▸ Listing:
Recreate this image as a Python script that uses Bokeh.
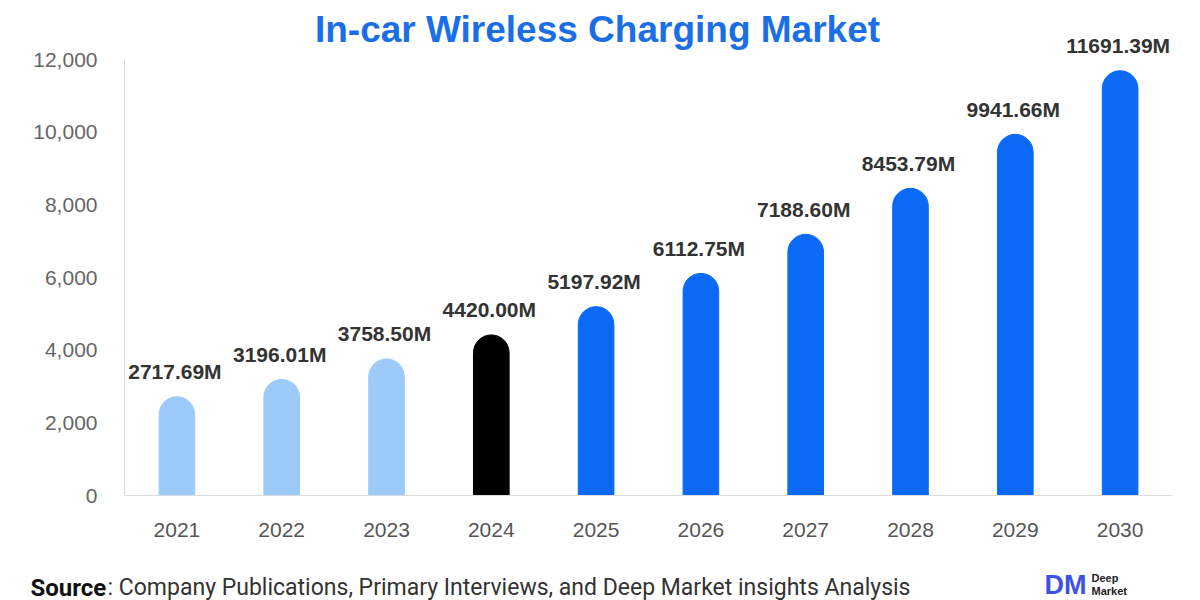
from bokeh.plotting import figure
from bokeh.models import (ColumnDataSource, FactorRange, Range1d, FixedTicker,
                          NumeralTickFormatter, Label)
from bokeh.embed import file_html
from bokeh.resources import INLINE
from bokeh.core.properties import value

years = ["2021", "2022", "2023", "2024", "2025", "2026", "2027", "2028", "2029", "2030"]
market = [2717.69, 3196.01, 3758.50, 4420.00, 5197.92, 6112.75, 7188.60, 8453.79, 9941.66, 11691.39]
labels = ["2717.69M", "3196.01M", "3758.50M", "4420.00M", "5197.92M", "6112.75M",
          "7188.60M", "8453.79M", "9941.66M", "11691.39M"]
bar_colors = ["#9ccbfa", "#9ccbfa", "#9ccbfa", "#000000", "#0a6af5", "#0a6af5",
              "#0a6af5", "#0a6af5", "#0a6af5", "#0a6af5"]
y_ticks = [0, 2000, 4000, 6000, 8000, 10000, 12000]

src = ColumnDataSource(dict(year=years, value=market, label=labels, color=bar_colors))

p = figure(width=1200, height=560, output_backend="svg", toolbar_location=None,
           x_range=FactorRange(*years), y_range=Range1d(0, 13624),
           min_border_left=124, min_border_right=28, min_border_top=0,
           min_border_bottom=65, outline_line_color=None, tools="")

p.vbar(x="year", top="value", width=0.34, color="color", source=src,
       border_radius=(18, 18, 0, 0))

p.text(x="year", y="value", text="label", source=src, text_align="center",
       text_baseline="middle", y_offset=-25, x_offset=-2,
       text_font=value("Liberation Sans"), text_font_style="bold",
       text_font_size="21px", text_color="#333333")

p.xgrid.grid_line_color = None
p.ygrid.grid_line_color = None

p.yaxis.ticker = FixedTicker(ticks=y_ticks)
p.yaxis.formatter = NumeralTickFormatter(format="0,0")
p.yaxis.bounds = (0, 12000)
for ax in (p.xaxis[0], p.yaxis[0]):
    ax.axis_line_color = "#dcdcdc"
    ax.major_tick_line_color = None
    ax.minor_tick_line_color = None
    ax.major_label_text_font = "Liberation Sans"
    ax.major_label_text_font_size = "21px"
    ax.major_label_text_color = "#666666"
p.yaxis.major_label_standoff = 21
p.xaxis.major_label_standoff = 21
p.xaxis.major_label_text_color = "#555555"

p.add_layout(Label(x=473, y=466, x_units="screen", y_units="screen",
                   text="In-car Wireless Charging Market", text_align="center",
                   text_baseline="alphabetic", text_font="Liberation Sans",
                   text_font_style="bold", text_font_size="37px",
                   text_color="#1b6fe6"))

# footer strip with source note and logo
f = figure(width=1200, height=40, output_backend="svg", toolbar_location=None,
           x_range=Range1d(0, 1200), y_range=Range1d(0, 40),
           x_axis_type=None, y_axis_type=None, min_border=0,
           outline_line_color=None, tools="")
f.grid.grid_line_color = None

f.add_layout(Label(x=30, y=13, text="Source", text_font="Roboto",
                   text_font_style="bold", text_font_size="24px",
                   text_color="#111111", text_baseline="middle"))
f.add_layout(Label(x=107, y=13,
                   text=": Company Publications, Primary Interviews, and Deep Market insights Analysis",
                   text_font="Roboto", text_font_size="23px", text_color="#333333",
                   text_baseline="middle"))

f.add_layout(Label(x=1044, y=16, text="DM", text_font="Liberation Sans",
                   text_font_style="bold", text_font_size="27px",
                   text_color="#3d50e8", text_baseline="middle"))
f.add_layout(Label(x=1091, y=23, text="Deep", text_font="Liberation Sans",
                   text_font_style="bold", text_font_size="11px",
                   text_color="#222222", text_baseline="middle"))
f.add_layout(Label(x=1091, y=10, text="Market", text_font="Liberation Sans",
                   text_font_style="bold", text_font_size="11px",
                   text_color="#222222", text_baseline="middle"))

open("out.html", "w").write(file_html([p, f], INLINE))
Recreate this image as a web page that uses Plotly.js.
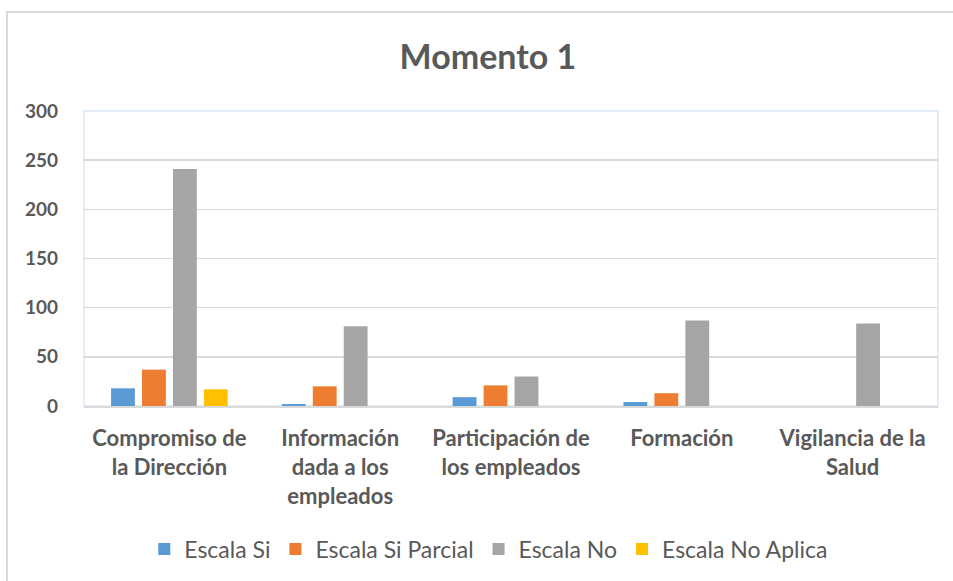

▸ Your goal: Copy out the listing exactly as it stands, but not the pictures.

▸ Complete response:
Recreate this image as a Python script that uses Bokeh.
from bokeh.plotting import figure
from bokeh.models import (ColumnDataSource, FactorRange, Range1d, FixedTicker,
                          NumeralTickFormatter, Label)
from bokeh.embed import file_html
from bokeh.resources import INLINE
from bokeh.core.properties import value

years = ["2021", "2022", "2023", "2024", "2025", "2026", "2027", "2028", "2029", "2030"]
market = [2717.69, 3196.01, 3758.50, 4420.00, 5197.92, 6112.75, 7188.60, 8453.79, 9941.66, 11691.39]
labels = ["2717.69M", "3196.01M", "3758.50M", "4420.00M", "5197.92M", "6112.75M",
          "7188.60M", "8453.79M", "9941.66M", "11691.39M"]
bar_colors = ["#9ccbfa", "#9ccbfa", "#9ccbfa", "#000000", "#0a6af5", "#0a6af5",
              "#0a6af5", "#0a6af5", "#0a6af5", "#0a6af5"]
y_ticks = [0, 2000, 4000, 6000, 8000, 10000, 12000]

src = ColumnDataSource(dict(year=years, value=market, label=labels, color=bar_colors))

p = figure(width=1200, height=560, output_backend="svg", toolbar_location=None,
           x_range=FactorRange(*years), y_range=Range1d(0, 13624),
           min_border_left=124, min_border_right=28, min_border_top=0,
           min_border_bottom=65, outline_line_color=None, tools="")

p.vbar(x="year", top="value", width=0.34, color="color", source=src,
       border_radius=(18, 18, 0, 0))

p.text(x="year", y="value", text="label", source=src, text_align="center",
       text_baseline="middle", y_offset=-25, x_offset=-2,
       text_font=value("Liberation Sans"), text_font_style="bold",
       text_font_size="21px", text_color="#333333")

p.xgrid.grid_line_color = None
p.ygrid.grid_line_color = None

p.yaxis.ticker = FixedTicker(ticks=y_ticks)
p.yaxis.formatter = NumeralTickFormatter(format="0,0")
p.yaxis.bounds = (0, 12000)
for ax in (p.xaxis[0], p.yaxis[0]):
    ax.axis_line_color = "#dcdcdc"
    ax.major_tick_line_color = None
    ax.minor_tick_line_color = None
    ax.major_label_text_font = "Liberation Sans"
    ax.major_label_text_font_size = "21px"
    ax.major_label_text_color = "#666666"
p.yaxis.major_label_standoff = 21
p.xaxis.major_label_standoff = 21
p.xaxis.major_label_text_color = "#555555"

p.add_layout(Label(x=473, y=466, x_units="screen", y_units="screen",
                   text="In-car Wireless Charging Market", text_align="center",
                   text_baseline="alphabetic", text_font="Liberation Sans",
                   text_font_style="bold", text_font_size="37px",
                   text_color="#1b6fe6"))

# footer strip with source note and logo
f = figure(width=1200, height=40, output_backend="svg", toolbar_location=None,
           x_range=Range1d(0, 1200), y_range=Range1d(0, 40),
           x_axis_type=None, y_axis_type=None, min_border=0,
           outline_line_color=None, tools="")
f.grid.grid_line_color = None

f.add_layout(Label(x=30, y=13, text="Source", text_font="Roboto",
                   text_font_style="bold", text_font_size="24px",
                   text_color="#111111", text_baseline="middle"))
f.add_layout(Label(x=107, y=13,
                   text=": Company Publications, Primary Interviews, and Deep Market insights Analysis",
                   text_font="Roboto", text_font_size="23px", text_color="#333333",
                   text_baseline="middle"))

f.add_layout(Label(x=1044, y=16, text="DM", text_font="Liberation Sans",
                   text_font_style="bold", text_font_size="27px",
                   text_color="#3d50e8", text_baseline="middle"))
f.add_layout(Label(x=1091, y=23, text="Deep", text_font="Liberation Sans",
                   text_font_style="bold", text_font_size="11px",
                   text_color="#222222", text_baseline="middle"))
f.add_layout(Label(x=1091, y=10, text="Market", text_font="Liberation Sans",
                   text_font_style="bold", text_font_size="11px",
                   text_color="#222222", text_baseline="middle"))

open("out.html", "w").write(file_html([p, f], INLINE))
Recreate this image as a web page that uses Plotly.js.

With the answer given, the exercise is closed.